(Instructions for the task): Reproduce exactly the lines starting at the line that contains "Recreate this image" and ending at the line that contains "y_ticks = [0, 200, 400, 600, 800, 1000, 1200]". Omit pictures.

-- start --

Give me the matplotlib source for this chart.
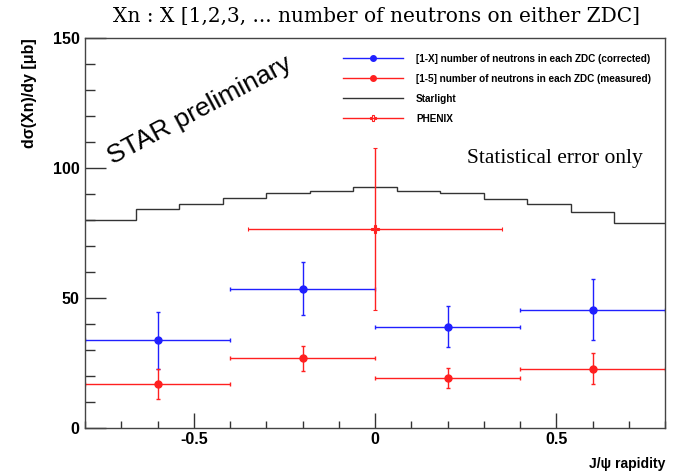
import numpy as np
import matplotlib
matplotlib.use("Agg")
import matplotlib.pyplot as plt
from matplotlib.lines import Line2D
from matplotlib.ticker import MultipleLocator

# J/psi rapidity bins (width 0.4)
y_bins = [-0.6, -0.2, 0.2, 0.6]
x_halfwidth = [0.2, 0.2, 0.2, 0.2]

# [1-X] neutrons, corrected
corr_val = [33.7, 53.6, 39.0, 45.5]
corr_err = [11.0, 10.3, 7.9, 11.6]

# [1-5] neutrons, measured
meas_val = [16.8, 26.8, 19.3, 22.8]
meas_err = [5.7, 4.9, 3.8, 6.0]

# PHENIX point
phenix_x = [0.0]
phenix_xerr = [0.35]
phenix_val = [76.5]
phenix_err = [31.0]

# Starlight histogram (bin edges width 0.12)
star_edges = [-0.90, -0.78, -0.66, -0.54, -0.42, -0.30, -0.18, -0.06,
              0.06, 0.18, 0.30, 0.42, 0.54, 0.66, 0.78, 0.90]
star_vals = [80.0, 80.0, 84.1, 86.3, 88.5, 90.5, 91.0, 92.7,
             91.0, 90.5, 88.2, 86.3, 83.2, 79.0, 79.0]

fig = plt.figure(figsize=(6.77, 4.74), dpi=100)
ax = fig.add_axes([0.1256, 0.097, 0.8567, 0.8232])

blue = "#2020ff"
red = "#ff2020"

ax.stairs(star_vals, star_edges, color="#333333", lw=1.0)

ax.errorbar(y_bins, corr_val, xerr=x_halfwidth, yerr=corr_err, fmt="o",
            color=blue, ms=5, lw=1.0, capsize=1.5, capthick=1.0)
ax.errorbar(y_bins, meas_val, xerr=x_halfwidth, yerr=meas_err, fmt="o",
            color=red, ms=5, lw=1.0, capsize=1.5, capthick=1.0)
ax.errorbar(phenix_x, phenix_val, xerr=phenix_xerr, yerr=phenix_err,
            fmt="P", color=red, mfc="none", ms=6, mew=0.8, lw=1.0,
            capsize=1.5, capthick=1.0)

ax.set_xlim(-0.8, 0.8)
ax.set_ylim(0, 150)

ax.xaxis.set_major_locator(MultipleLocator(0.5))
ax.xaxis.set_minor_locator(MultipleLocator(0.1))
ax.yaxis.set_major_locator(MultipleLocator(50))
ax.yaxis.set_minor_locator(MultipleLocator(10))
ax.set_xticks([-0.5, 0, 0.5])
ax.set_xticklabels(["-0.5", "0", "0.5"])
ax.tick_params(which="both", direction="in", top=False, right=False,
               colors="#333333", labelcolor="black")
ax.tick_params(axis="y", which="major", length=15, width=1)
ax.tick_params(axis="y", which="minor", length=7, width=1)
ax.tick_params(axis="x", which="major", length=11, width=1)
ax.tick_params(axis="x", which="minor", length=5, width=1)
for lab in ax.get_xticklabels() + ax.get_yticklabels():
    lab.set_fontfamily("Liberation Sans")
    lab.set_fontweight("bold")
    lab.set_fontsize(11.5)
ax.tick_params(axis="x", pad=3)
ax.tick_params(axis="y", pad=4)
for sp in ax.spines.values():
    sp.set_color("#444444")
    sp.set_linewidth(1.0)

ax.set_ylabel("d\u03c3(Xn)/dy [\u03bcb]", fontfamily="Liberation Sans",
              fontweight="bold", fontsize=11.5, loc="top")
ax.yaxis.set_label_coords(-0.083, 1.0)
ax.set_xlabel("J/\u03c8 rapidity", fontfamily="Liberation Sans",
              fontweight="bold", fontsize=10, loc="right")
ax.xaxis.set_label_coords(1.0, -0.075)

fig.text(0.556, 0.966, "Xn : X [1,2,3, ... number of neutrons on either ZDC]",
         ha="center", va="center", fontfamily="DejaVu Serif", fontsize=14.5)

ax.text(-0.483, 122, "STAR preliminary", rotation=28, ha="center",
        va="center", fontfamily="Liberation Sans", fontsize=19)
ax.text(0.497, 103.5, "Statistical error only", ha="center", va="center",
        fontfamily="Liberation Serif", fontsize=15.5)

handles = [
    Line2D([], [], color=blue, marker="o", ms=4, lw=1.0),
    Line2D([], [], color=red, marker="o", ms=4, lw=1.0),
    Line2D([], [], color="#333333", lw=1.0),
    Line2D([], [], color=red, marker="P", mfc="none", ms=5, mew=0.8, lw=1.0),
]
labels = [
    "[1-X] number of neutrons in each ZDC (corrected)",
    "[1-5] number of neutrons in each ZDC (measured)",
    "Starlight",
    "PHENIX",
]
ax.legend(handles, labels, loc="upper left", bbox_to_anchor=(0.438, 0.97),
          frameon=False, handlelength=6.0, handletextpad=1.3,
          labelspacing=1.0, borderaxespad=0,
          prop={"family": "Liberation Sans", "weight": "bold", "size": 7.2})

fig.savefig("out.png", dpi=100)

-- end --
-- start --

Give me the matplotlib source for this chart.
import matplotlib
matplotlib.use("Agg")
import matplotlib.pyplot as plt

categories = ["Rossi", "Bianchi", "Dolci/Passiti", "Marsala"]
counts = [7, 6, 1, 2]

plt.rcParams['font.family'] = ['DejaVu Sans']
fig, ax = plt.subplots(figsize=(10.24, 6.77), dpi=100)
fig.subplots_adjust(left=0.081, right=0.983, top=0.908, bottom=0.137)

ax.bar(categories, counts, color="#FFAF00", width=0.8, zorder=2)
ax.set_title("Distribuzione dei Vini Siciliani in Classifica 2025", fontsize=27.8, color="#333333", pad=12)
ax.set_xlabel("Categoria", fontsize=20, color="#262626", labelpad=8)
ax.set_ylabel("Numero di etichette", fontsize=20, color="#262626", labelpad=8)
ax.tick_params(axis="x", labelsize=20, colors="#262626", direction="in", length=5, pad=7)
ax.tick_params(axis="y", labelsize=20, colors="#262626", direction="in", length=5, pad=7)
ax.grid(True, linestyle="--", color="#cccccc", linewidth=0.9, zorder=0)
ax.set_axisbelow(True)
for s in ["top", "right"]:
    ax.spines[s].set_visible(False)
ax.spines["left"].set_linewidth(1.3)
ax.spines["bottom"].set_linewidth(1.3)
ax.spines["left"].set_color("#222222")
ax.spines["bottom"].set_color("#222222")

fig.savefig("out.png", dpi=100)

-- end --
-- start --

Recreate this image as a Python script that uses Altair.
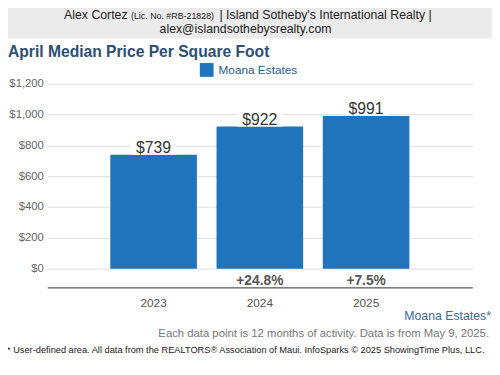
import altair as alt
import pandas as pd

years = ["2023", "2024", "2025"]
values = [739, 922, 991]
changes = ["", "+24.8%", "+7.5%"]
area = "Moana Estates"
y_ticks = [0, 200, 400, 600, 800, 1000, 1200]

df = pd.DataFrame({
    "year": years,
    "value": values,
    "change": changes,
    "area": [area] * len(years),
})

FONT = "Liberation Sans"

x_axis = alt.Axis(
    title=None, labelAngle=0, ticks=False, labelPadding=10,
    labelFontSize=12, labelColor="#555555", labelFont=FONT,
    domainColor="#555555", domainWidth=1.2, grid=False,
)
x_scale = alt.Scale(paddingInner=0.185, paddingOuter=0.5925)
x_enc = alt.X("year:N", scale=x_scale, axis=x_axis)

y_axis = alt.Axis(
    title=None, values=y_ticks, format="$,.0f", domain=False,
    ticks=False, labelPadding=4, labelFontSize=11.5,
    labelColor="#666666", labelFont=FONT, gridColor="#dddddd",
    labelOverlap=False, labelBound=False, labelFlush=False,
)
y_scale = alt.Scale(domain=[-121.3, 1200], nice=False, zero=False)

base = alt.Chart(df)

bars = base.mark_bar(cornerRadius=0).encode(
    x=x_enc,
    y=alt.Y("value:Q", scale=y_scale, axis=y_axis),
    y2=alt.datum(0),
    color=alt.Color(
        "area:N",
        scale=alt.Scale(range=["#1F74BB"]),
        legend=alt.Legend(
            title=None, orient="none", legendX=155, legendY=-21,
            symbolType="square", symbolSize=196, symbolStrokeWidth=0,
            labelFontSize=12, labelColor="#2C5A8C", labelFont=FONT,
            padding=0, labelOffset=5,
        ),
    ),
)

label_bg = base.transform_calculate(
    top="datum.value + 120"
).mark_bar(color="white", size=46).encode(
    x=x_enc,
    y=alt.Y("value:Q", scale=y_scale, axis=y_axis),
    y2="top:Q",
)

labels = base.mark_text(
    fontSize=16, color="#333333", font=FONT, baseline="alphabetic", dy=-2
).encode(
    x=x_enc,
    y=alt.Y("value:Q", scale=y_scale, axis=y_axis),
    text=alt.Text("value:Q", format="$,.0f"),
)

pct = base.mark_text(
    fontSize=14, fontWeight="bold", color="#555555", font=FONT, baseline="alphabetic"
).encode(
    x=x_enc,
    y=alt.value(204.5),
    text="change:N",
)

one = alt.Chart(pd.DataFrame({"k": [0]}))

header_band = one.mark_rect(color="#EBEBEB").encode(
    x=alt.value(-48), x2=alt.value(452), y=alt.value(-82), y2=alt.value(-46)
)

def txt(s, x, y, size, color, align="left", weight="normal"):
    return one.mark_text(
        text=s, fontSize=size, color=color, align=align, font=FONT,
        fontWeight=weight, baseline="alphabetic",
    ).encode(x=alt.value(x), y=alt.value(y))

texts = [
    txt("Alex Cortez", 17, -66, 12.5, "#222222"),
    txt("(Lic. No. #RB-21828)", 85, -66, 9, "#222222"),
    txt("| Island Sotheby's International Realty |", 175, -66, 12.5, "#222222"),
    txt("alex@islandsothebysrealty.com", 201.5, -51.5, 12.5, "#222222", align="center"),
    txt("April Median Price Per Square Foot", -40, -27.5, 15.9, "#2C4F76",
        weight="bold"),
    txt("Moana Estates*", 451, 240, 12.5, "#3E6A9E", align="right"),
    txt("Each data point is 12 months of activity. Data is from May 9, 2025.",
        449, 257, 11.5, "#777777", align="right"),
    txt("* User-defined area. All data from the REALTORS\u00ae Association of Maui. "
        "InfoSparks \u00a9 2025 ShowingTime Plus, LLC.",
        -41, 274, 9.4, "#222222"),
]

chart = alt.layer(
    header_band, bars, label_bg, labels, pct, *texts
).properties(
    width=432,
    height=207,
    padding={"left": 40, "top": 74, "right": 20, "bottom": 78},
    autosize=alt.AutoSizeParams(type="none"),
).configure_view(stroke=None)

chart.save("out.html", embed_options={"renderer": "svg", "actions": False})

-- end --

(Expected output):
Recreate this image as a Python script that uses Altair.
import altair as alt
import pandas as pd

years = ["2023", "2024", "2025"]
values = [739, 922, 991]
changes = ["", "+24.8%", "+7.5%"]
area = "Moana Estates"
y_ticks = [0, 200, 400, 600, 800, 1000, 1200]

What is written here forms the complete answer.